Dennis Weaver stars as Marshal Sam McCloud, a law officer from Taos, New Mexico on semi-permanent "special assignment" with the New York City Police Department. To their eternal consternation.

Not to be confused with the film Brewster McCloud, the cartoonist Scott McCloud, or a certain space fox.

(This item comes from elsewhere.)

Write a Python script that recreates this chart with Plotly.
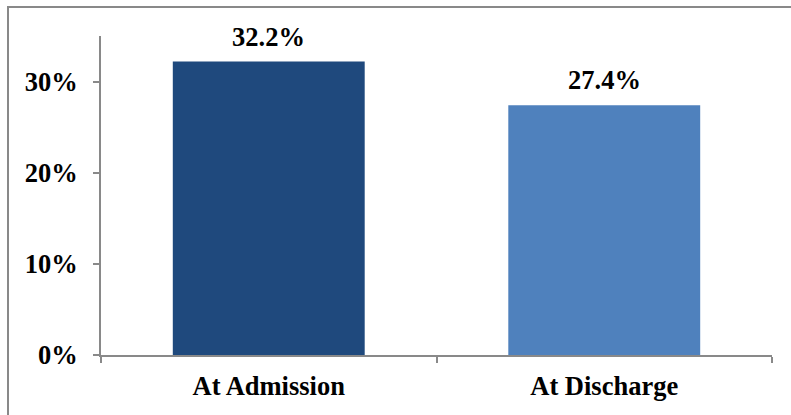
import plotly.graph_objects as go

categories = ["At Admission", "At Discharge"]
values = [32.2, 27.4]
bar_colors = ["#1F497D", "#4F81BD"]
y_tickvals = [0, 10, 20, 30]
y_ticktext = ["0%", "10%", "20%", "30%"]
subtitle = "(Patients with glucose data (admit & discharge), n=585)"

FONT = "Liberation Serif, Times New Roman, serif"
GRAY = "#898989"
FS = 26.5

fig = go.Figure()
fig.add_trace(go.Bar(
    x=categories, y=values,
    marker=dict(color=bar_colors, line=dict(width=0)),
    width=0.572,
    hoverinfo="skip",
))

for c, v in zip(categories, values):
    fig.add_annotation(
        x=c, y=v, xref="x", yref="y",
        text=f"<b>{v:.1f}%</b>", showarrow=False,
        yanchor="bottom", yshift=8,
        font=dict(family=FONT, size=FS, color="black"),
    )

# cut-off subtitle at the very top
fig.add_annotation(
    x=-0.1386, y=1.163, xref="paper", yref="paper",
    xanchor="left", yanchor="middle",
    text=subtitle, showarrow=False,
    font=dict(family=FONT, size=FS, color="black"),
)

# chart-area frame
fig.add_shape(
    type="rect", xref="paper", yref="paper",
    x0=-0.1386, x1=1.2, y0=-0.4, y1=1.0909,
    line=dict(color=GRAY, width=2), fillcolor="rgba(0,0,0,0)",
    layer="below",
)

fig.update_layout(
    width=791, height=415,
    margin=dict(l=101, r=19, t=36, b=60),
    paper_bgcolor="white", plot_bgcolor="white",
    showlegend=False,
    bargap=0.428,
    font=dict(family=FONT, size=FS, color="black"),
)
fig.update_xaxes(
    type="category",
    showline=True, linecolor=GRAY, linewidth=2,
    ticks="outside", tickson="boundaries", ticklen=6, tickcolor=GRAY, tickwidth=2,
    tickvals=categories, ticktext=[f"<b>{c}</b>" for c in categories],
    ticklabelstandoff=6,
    showgrid=False, zeroline=False,
)
fig.update_yaxes(
    range=[0, 35],
    showline=True, linecolor=GRAY, linewidth=2,
    ticks="outside", ticklen=6, tickcolor=GRAY, tickwidth=2,
    tickvals=y_tickvals, ticktext=[f"<b>{t}</b>" for t in y_ticktext],
    ticklabelstandoff=10,
    showgrid=False, zeroline=False,
)

fig.write_html("out.html")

McCloud contains examples of:

  • Arson, Murder, and Lifesaving: This trope was originally named the McCloud Speech.
  • The Cameo: At the end of "The Concrete Corral", the TV Western star who McCloud is told to keep an eye on is played by a disguised and uncredited Doug McClure (from The Virginian/The Man from Shiloh).
  • Catfight: Season 4's "Butch Cassidy Rides Again" had an incident where characters played by guest stars Linda Evansnote  and Stefanie Powers where Powers' character, Samantha Johnson - following an argument with Evans' character, Geri March - spritzes March with seltzer water; with the ensuing fight resulting in the apartment being wrecked, Clothing Damage that included part of Samantha's bra being visible (which was quite daring by mid-1970s network broadcast standards) and Geri holding Samantha's face down in an aquarium when McCloud arrives.
  • Christmas Episode: Season 7's "'Twas the Fight Before Christmas...".
  • Clear My Name: Chief Clifford in "Cowboy in Paradise", Sgt. Broadhurst in "Shivaree on Delancey Street", and McCloud himself in "The Great Taxicab Stampede".note 
  • Cowboy Cop: A literal example, though definitely otherwise downplayed. He may be a loose cannon sometimes, but he is definitely no rogue. He'll bend the rules if he has to, rather than break them outright, but he still drives his superiors bonkers (which is where the "McCloud Speech" comes in).
  • Curse Cut Short: In the episode "Butch Cassidy Rides Again", a passenger on a train curses as the train whistle blows.
  • Da Chief: Chief of Detectives Peter B. Clifford.
  • Fish out of Water: New Mexico to New York? Yeah, he's a Strange Cop in a Strange Land.
  • Hand Cannon: McCloud uses a Colt .45. In "The Great Taxicab Stampede," a nighttime shootout results in the death of a cab driver, and upon seeing the very large hole in the young man, everyone concludes McCloud must have shot him.
  • Heat Wave: "This Must Be the Alamo" has the precinct dealing with this as well as a Big Blackout.
  • Healthcare Motivation: Simms in "The Great Taxicab Stampede" has betrayed the department to a drug kingpin to pay for his wife's medical bills.
  • Idiosyncratic Episode Naming: A good number of episodes, though definitely not all of them, contained a term that applied to the classic Western genre.
  • McGuffin: The "Saracen Horse" in "The Million Dollar Roundup".
  • New Old West: Although McCloud's not a time-traveler, the show's high concept could easily be defined as "What if a The Wild West lawman went to New York City?"
  • Pilot Movie: "Portrait of a Dead Girl" (aka "Who Killed Miss U.S.A.?"), which has McCloud traveling from Taos to NYC to deliver a subpoenaed witness for a murder trail, only to have said witness get kidnapped from him.
  • Replaced the Theme Tune: Twice.
  • Reunion Show: 1989's The Return of Sam McCloud. McCloud, now senator of New Mexico, investigates the murder of his niece. The guest cast included Patrick Macnee, David McCallum and Roger Rees. Unlike Columbo, this went no further.
  • Say My Name: Chief Peter B. Clifford whenever New Mexico lawman Sam McCloud gets on his nerves, which is all the time.
  • Scenery Porn: The show definitely took advantage of the New York setting, with recognizable landmarks (such as the Bow Bridge in Central Park) popping up frequently.
  • Title Drop: "Horse Stealing on Fifth Avenue" and "The Man with the Golden Hat."
  • Wheel Program: The show was part of two of these, Four in One (1970) and The NBC Mystery Movie (1971–77).